While to this day there is little certainty about Putin’s role in the KGB and his service in Dresden, in the now defunct German Democratic Republic just before the fall of the Berlin Wall and the collapse of the Soviet Union that followed, his conduct at the helm of the state is unequivocal: he has ruled Russia according to the elastic amorality of a KGB operative.

             

            If for the sake of argument we take this at face value, an autocratic state will be an inevitable corollary. By its very definition, any autocracy will need a strong security apparatus with the secret police at its center to constrain society to conform.

 

            During the quarter of a century under his rule, Putin has normalized the assassination or the deaths in mysterious circumstances of rivals and critics as well as former allies who run afoul of him: opposition leader Aleksei Navalny; former ally Yevgeny Prigozhin, head of the mercenary army Wagner Group; opposition leader Boris Nemtsov; journalist Anna Politkovskaya, and former intelligence agent Aleksander Litvinenko are just some of the most prominent names.

 

            Such is the passivity with which political assassinations have been normalized that the Russian government does not even bother about rejecting any involvement beyond some perfunctory denials that confirm suspicions rather than dispel them.

 

            Even though distinctions can be made between Okhrana, the Tsarist secret police, and its Soviet (Cheka, NKVD, KGB) and post-Soviet (FSB) successors, in Russia, unlike most other countries in the world, the security agent or the secret police—more specifically the chekist—is not only tolerated as a necessary figure for civilised coexistence; in Russia, even today, the early Soviet era panegyrics about Dzerzhinsky and, by extension, the army of agents he spawned, who went on to spy on, betray, torture, imprison, or kill fellow citizens, enjoy almost hagiographic status as agents of morality.

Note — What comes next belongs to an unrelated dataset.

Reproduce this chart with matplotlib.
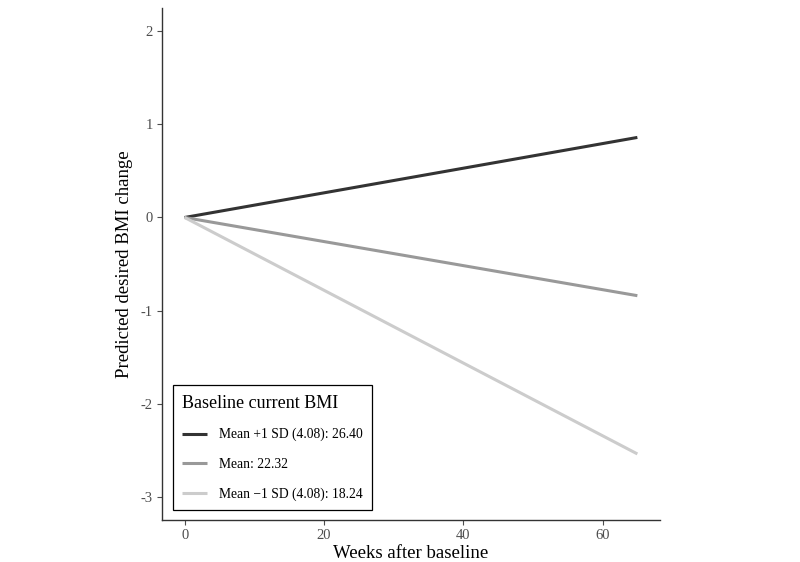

In Russia and the Cult of State Security: The Chekist Tradition, From Lenin to Putin, Julie Fedor says she was ‘struck by the degree to which both Soviet and post-Soviet official representations of chekists were characterised by frequent references to morality, and to the concept of “moral purity” in particular.’

 

            A quick visit to the said museums in the Baltic capitals should be sufficient to understand what is at stake if the Russian aggression against Ukraine is not defeated and metastasises into a wider aggression that would see Estonia, Latvia, and Lithuania as the second line of defence against the country ruled by Putin—a former KGB officer, a chekist in the strictest sense of the word—and his army of soldiers and spies that are ruled by a parallel set of values, where torture, forced confession and liquidation of opponents are normal earmarks of civic duty and morality.